The house that feels like home in the Netherlands is three stories tall. The stairs are steep and curving and narrow in both directions - side to side and front to back. I mostly walk up them on tiptoe and down them with my feet sideways. The lower set of stairs just twists a little, but the second set makes a full 90 degree turn.
I sleep in a little room under the eaves and rafters on the third floor. The only toilet has always been on the first floor.
I don't know why the Dutch so like to have only one toilet in a house, but they do. And it's always in a tiny room with a tiny sink that only has cold water.

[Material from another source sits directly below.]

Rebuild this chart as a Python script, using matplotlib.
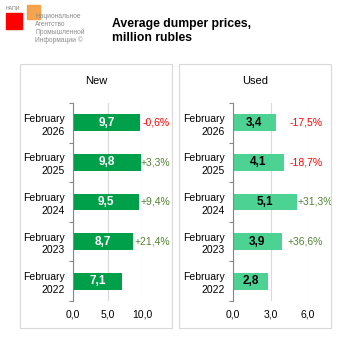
import matplotlib
matplotlib.use('Agg')
import matplotlib.pyplot as plt
from matplotlib.patches import Rectangle

plt.rcParams['font.family'] = ['Liberation Sans', 'DejaVu Sans']

# data
categories = ['February\n2026', 'February\n2025', 'February\n2024', 'February\n2023', 'February\n2022']
new_prices = [9.7, 9.8, 9.5, 8.7, 7.1]
new_change = ['-0,6%', '+3,3%', '+9,4%', '+21,4%', '']
used_prices = [3.4, 4.1, 5.1, 3.9, 2.8]
used_change = ['-17,5%', '-18,7%', '+31,3%', '+36,6%', '']
new_ticks = [0, 5, 10]
used_ticks = [0, 3, 6]

W = H = 353
fig = plt.figure(figsize=(3.53, 3.53), dpi=100)

def fx(px):
    return px / W

def fy(py):
    return 1 - py / H

# panel frames
for x0, x1 in [(20, 172), (179, 331)]:
    fig.patches.append(Rectangle((fx(x0), fy(328)), fx(x1 - x0), (328 - 64) / H,
                                 transform=fig.transFigure, fill=False,
                                 edgecolor='#D9D9D9', linewidth=0.8))

# logo
fig.patches.append(Rectangle((fx(6), fy(29)), fx(16), 16 / H, transform=fig.transFigure,
                             color='#FF0000', zorder=1))
fig.patches.append(Rectangle((fx(27), fy(19)), fx(13), 14 / H, transform=fig.transFigure,
                             color='#F59A3C', alpha=0.9, zorder=1))
fig.text(fx(6), fy(8.5), 'НАПИ', fontsize=3.8, color='#7F7F7F', va='center')
for i, s in enumerate(['Национальное', 'Агентство', 'Промышленной', 'Информации ©']):
    fig.text(fx(35), fy(17 + i * 7.6), s, fontsize=4.8, color='#8C8C8C', va='center')

fig.text(fx(112), fy(31), 'Average dumper prices,\nmillion rubles', fontsize=8.8,
         fontweight='bold', va='center', ha='left', linespacing=1.15)

def panel(left_px, right_px, xmax, vals, changes, ticks, color, lblcolor, title, title_x, col_px):
    ax = fig.add_axes([fx(left_px), fy(301), fx(right_px - left_px), 198 / H])
    y = list(range(len(vals)))
    ax.barh(y, vals, height=0.42, color=color, zorder=3)
    ax.set_xlim(0, xmax)
    ax.set_ylim(len(vals) - 0.5, -0.5)
    ax.set_xticks(ticks)
    ax.set_xticklabels([f'{t:.1f}'.replace('.', ',') for t in ticks], fontsize=7.5)
    ax.set_yticks(y)
    ax.set_yticklabels(categories, fontsize=7.5, linespacing=1.35)
    ax.set_yticks([i - 0.5 for i in range(len(vals) + 1)], minor=True)
    ax.tick_params(axis='y', which='major', length=0, pad=6)
    ax.tick_params(axis='y', which='minor', length=3, color='#868686', width=0.8)
    ax.tick_params(axis='x', length=0, pad=6)
    ax.grid(axis='x', color='#D9D9D9', linewidth=0.8, zorder=0)
    for s in ['top', 'right', 'bottom']:
        ax.spines[s].set_visible(False)
    ax.spines['left'].set_color('#868686')
    ax.spines['left'].set_linewidth(0.8)
    ax.spines['left'].set_zorder(4)
    for yi, v in zip(y, vals):
        ax.text(v / 2, yi, f'{v:.1f}'.replace('.', ','), ha='center', va='center',
                fontsize=8.5, fontweight='bold', color=lblcolor, zorder=4)
    col = (col_px - left_px) / (right_px - left_px) * xmax
    unit = xmax / (right_px - left_px)
    for yi, v, c in zip(y, vals, changes):
        if not c:
            continue
        ccol = '#FF0000' if c.startswith('-') else '#548235'
        if v + 29 * unit > col:
            ax.text(v + unit, yi, c, ha='left', va='center', fontsize=7.5, color=ccol,
                    clip_on=False, zorder=4)
        else:
            ax.text(col, yi, c, ha='right', va='center', fontsize=7.5, color=ccol,
                    clip_on=False, zorder=4)
    fig.text(fx(title_x), fy(81), title, fontsize=8, ha='center', va='center')
    return ax

panel(73, 142, 10, new_prices, new_change, new_ticks, '#00A04B', 'white', 'New', 96, 170)
panel(233, 308, 6, used_prices, used_change, used_ticks, '#4CD394', 'black', 'Used', 255, 323)

fig.savefig('out.png', dpi=100)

During the day, it is great to have the toilet on the ground floor. Statistically, most of one's incidences of needing a toilet are going to occur during waking hours.
But my Dutch family also loves beverages - tea, coffee, juice, Rivela, milk, wine, beer, hot chocolate, anything - and my great uncle and aunt constantly offer them to us. I once kept a running beverage log while I was here, just accepting every beverage I was offered, and the number, I believe, ran to 19. (12? 19? I can't really remember. Over 10. But 19 sounds familiar.)
AND, my Dutch relatives have no qualms about coffee at bedtime. Frankly, I have no qualms about coffee at bedtime either, save one: coffee makes me have to pee.
The problem with needing to pee in the middle of the night when your bedroom is on the third floor and the bathroom is on the first floor of a house with steep, curving, narrow staircases, particularly when you are clumsy, is the high likelihood of falling and dying. Or falling and making a clatter that wakes everyone up. Or falling and damaging yourself and lying helplessly at the bottom of the steep, curving, narrow stairs trying to decide whether to wake everyone up to help you stand up.
(None of those things have happened. But I am very, very careful, no matter how sleepy I am when going down the stairs.)
The situation has, in theory, been alleviated by the installation of a new toilet in the sink/bath room on the second floor, except not, because the new toilet requires pulling a string to get the water flowing, and then waiting a while, and then pushing a button that results in flushing plus a horribly loud noise. Oom C. calls it the spaceship toilet, and it does indeed sound like a rocket at liftoff.
To spare the people sleeping on the second floor, I still stumble all the way down two flights of steep, curving, narrow stairs in the middle of the night.
But today I remembered not to drink coffee after dinner. Maybe that will help.